## EXERCISE OBJECTIVE
Pictures within the data are to be left out; everything else must be reproduced exactly.

## SUPPLIED MATERIAL

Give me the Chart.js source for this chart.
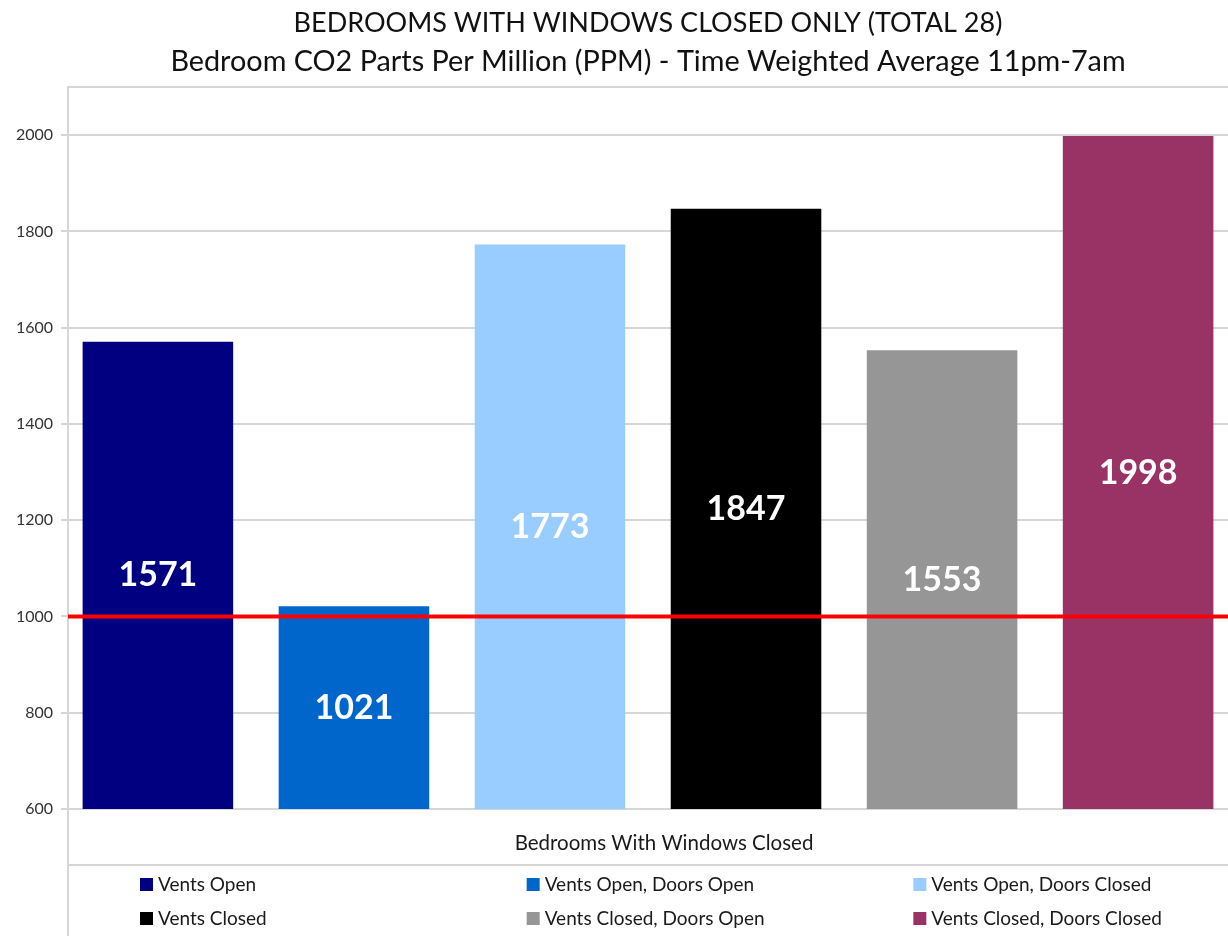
<!DOCTYPE html>
<html>
<head>
<meta charset="utf-8">
<script src="https://cdn.jsdelivr.net/npm/chart.js@4.4.1/dist/chart.umd.min.js"></script>
<style>
  html, body { margin: 0; padding: 0; background: #fff; }
  #wrap { width: 1228px; height: 936px; }
</style>
</head>
<body>
<div id="wrap"><canvas id="chart" width="1228" height="936"></canvas></div>
<script>
const titleLines = [
  'BEDROOMS WITH WINDOWS CLOSED ONLY (TOTAL 28)',
  'Bedroom CO2 Parts Per Million (PPM) - Time Weighted Average 11pm-7am'
];
const categories = ['Bedrooms With Windows Closed'];
const seriesNames = [
  'Vents Open',
  'Vents Open, Doors Open',
  'Vents Open, Doors Closed',
  'Vents Closed',
  'Vents Closed, Doors Open',
  'Vents Closed, Doors Closed'
];
const seriesValues = [1571, 1021, 1773, 1847, 1553, 1998];
const seriesColors = ['#000080', '#0066cc', '#99ccff', '#000000', '#969696', '#993366'];
const yMin = 600;
const yMax = 2100;
const yStep = 200;
const threshold = 1000;

const FONT = 'Lato, "Open Sans", sans-serif';
const GRID = '#d6d6d6';

const datasets = seriesNames.map((name, i) => ({
  label: name,
  data: [seriesValues[i]],
  backgroundColor: seriesColors[i],
  borderWidth: 0,
  categoryPercentage: 1.014,
  barPercentage: 0.768
}));

// title, threshold line, value labels, category frame and legend table
const decorations = {
  id: 'decorations',
  afterDatasetsDraw(chart) {
    const { ctx, chartArea: a, scales } = chart;
    const y = scales.y.getPixelForValue(threshold);
    ctx.save();
    ctx.strokeStyle = '#ff0000';
    ctx.lineWidth = 4;
    ctx.beginPath();
    ctx.moveTo(a.left, y);
    ctx.lineTo(a.right, y);
    ctx.stroke();

    // value in the middle of the visible part of each bar
    const bottom = scales.y.getPixelForValue(scales.y.min);
    ctx.fillStyle = '#ffffff';
    ctx.font = 'bold 34px ' + FONT;
    ctx.textAlign = 'center';
    ctx.textBaseline = 'middle';
    chart.data.datasets.forEach((ds, i) => {
      const bar = chart.getDatasetMeta(i).data[0];
      ctx.fillText(String(ds.data[0]), bar.x, (bar.y + bottom) / 2);
    });
    ctx.restore();
  },
  afterDraw(chart) {
    const { ctx, chartArea: a } = chart;
    ctx.save();
    // frame lines
    ctx.strokeStyle = GRID;
    ctx.lineWidth = 2;
    ctx.beginPath();
    ctx.moveTo(a.left, a.top);
    ctx.lineTo(a.right, a.top);
    ctx.moveTo(a.left, a.bottom);
    ctx.lineTo(a.left, chart.height);
    const sep = a.bottom + 56;
    ctx.moveTo(a.left, sep);
    ctx.lineTo(a.right, sep);
    ctx.stroke();

    // title
    const cx = (a.left + a.right) / 2;
    ctx.fillStyle = '#111111';
    ctx.textAlign = 'center';
    ctx.textBaseline = 'middle';
    ctx.font = '27px ' + FONT;
    ctx.fillText(titleLines[0], cx, 23);
    ctx.font = '28.8px ' + FONT;
    ctx.fillText(titleLines[1], cx, 62);

    // legend table
    const colW = (a.right - a.left) / 3;
    ctx.font = '19px ' + FONT;
    ctx.textAlign = 'left';
    chart.data.datasets.forEach((ds, i) => {
      const x = a.left + (i % 3) * colW + 72;
      const ly = sep + 19 + Math.floor(i / 3) * 34;
      ctx.fillStyle = ds.backgroundColor;
      ctx.fillRect(x, ly - 6, 13, 13);
      ctx.fillStyle = '#1a1a1a';
      ctx.fillText(ds.label, x + 18, ly + 1);
    });
    ctx.restore();
  }
};

new Chart(document.getElementById('chart'), {
  type: 'bar',
  data: { labels: categories, datasets: datasets },
  options: {
    responsive: false,
    animation: false,
    devicePixelRatio: 1,
    layout: { padding: { top: 87, right: 0, left: 0, bottom: 0 } },
    plugins: {
      legend: { display: false },
      title: { display: false },
      tooltip: { enabled: false }
    },
    scales: {
      x: {
        grid: { display: false },
        border: { display: false },
        ticks: { color: '#1a1a1a', font: { family: FONT, size: 20.5 }, padding: 14, labelOffset: 16 },
        afterFit(scale) { scale.height = 127; }
      },
      y: {
        min: yMin,
        max: yMax,
        border: { color: GRID, width: 2 },
        grid: { color: GRID, lineWidth: 2, tickLength: 7, tickColor: GRID },
        ticks: {
          stepSize: yStep,
          includeBounds: false,
          padding: 8,
          color: '#333333',
          font: { family: FONT, size: 16 },
          callback: (v) => String(v)
        },
        afterFit(scale) { scale.width = 68; }
      }
    }
  },
  plugins: [decorations]
});
</script>
</body>
</html>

## EXPECTED ANSWER
Give me the Chart.js source for this chart.
<!DOCTYPE html>
<html>
<head>
<meta charset="utf-8">
<script src="https://cdn.jsdelivr.net/npm/chart.js@4.4.1/dist/chart.umd.min.js"></script>
<style>
  html, body { margin: 0; padding: 0; background: #fff; }
  #wrap { width: 1228px; height: 936px; }
</style>
</head>
<body>
<div id="wrap"><canvas id="chart" width="1228" height="936"></canvas></div>
<script>
const titleLines = [
  'BEDROOMS WITH WINDOWS CLOSED ONLY (TOTAL 28)',
  'Bedroom CO2 Parts Per Million (PPM) - Time Weighted Average 11pm-7am'
];
const categories = ['Bedrooms With Windows Closed'];
const seriesNames = [
  'Vents Open',
  'Vents Open, Doors Open',
  'Vents Open, Doors Closed',
  'Vents Closed',
  'Vents Closed, Doors Open',
  'Vents Closed, Doors Closed'
];
const seriesValues = [1571, 1021, 1773, 1847, 1553, 1998];
const seriesColors = ['#000080', '#0066cc', '#99ccff', '#000000', '#969696', '#993366'];
const yMin = 600;
const yMax = 2100;
const yStep = 200;
const threshold = 1000;

const FONT = 'Lato, "Open Sans", sans-serif';
const GRID = '#d6d6d6';

const datasets = seriesNames.map((name, i) => ({
  label: name,
  data: [seriesValues[i]],
  backgroundColor: seriesColors[i],
  borderWidth: 0,
  categoryPercentage: 1.014,
  barPercentage: 0.768
}));

// title, threshold line, value labels, category frame and legend table
const decorations = {
  id: 'decorations',
  afterDatasetsDraw(chart) {
    const { ctx, chartArea: a, scales } = chart;
    const y = scales.y.getPixelForValue(threshold);
    ctx.save();
    ctx.strokeStyle = '#ff0000';
    ctx.lineWidth = 4;
    ctx.beginPath();
    ctx.moveTo(a.left, y);
    ctx.lineTo(a.right, y);
    ctx.stroke();

    // value in the middle of the visible part of each bar
    const bottom = scales.y.getPixelForValue(scales.y.min);
    ctx.fillStyle = '#ffffff';
    ctx.font = 'bold 34px ' + FONT;
    ctx.textAlign = 'center';
    ctx.textBaseline = 'middle';
    chart.data.datasets.forEach((ds, i) => {
      const bar = chart.getDatasetMeta(i).data[0];
      ctx.fillText(String(ds.data[0]), bar.x, (bar.y + bottom) / 2);
    });
    ctx.restore();
  },
  afterDraw(chart) {
    const { ctx, chartArea: a } = chart;
    ctx.save();
    // frame lines
    ctx.strokeStyle = GRID;
    ctx.lineWidth = 2;
    ctx.beginPath();
    ctx.moveTo(a.left, a.top);
    ctx.lineTo(a.right, a.top);
    ctx.moveTo(a.left, a.bottom);
    ctx.lineTo(a.left, chart.height);
    const sep = a.bottom + 56;
    ctx.moveTo(a.left, sep);
    ctx.lineTo(a.right, sep);
    ctx.stroke();

    // title
    const cx = (a.left + a.right) / 2;
    ctx.fillStyle = '#111111';
    ctx.textAlign = 'center';
    ctx.textBaseline = 'middle';
    ctx.font = '27px ' + FONT;
    ctx.fillText(titleLines[0], cx, 23);
    ctx.font = '28.8px ' + FONT;
    ctx.fillText(titleLines[1], cx, 62);

    // legend table
    const colW = (a.right - a.left) / 3;
    ctx.font = '19px ' + FONT;
    ctx.textAlign = 'left';
    chart.data.datasets.forEach((ds, i) => {
      const x = a.left + (i % 3) * colW + 72;
      const ly = sep + 19 + Math.floor(i / 3) * 34;
      ctx.fillStyle = ds.backgroundColor;
      ctx.fillRect(x, ly - 6, 13, 13);
      ctx.fillStyle = '#1a1a1a';
      ctx.fillText(ds.label, x + 18, ly + 1);
    });
    ctx.restore();
  }
};

new Chart(document.getElementById('chart'), {
  type: 'bar',
  data: { labels: categories, datasets: datasets },
  options: {
    responsive: false,
    animation: false,
    devicePixelRatio: 1,
    layout: { padding: { top: 87, right: 0, left: 0, bottom: 0 } },
    plugins: {
      legend: { display: false },
      title: { display: false },
      tooltip: { enabled: false }
    },
    scales: {
      x: {
        grid: { display: false },
        border: { display: false },
        ticks: { color: '#1a1a1a', font: { family: FONT, size: 20.5 }, padding: 14, labelOffset: 16 },
        afterFit(scale) { scale.height = 127; }
      },
      y: {
        min: yMin,
        max: yMax,
        border: { color: GRID, width: 2 },
        grid: { color: GRID, lineWidth: 2, tickLength: 7, tickColor: GRID },
        ticks: {
          stepSize: yStep,
          includeBounds: false,
          padding: 8,
          color: '#333333',
          font: { family: FONT, size: 16 },
          callback: (v) => String(v)
        },
        afterFit(scale) { scale.width = 68; }
      }
    }
  },
  plugins: [decorations]
});
</script>
</body>
</html>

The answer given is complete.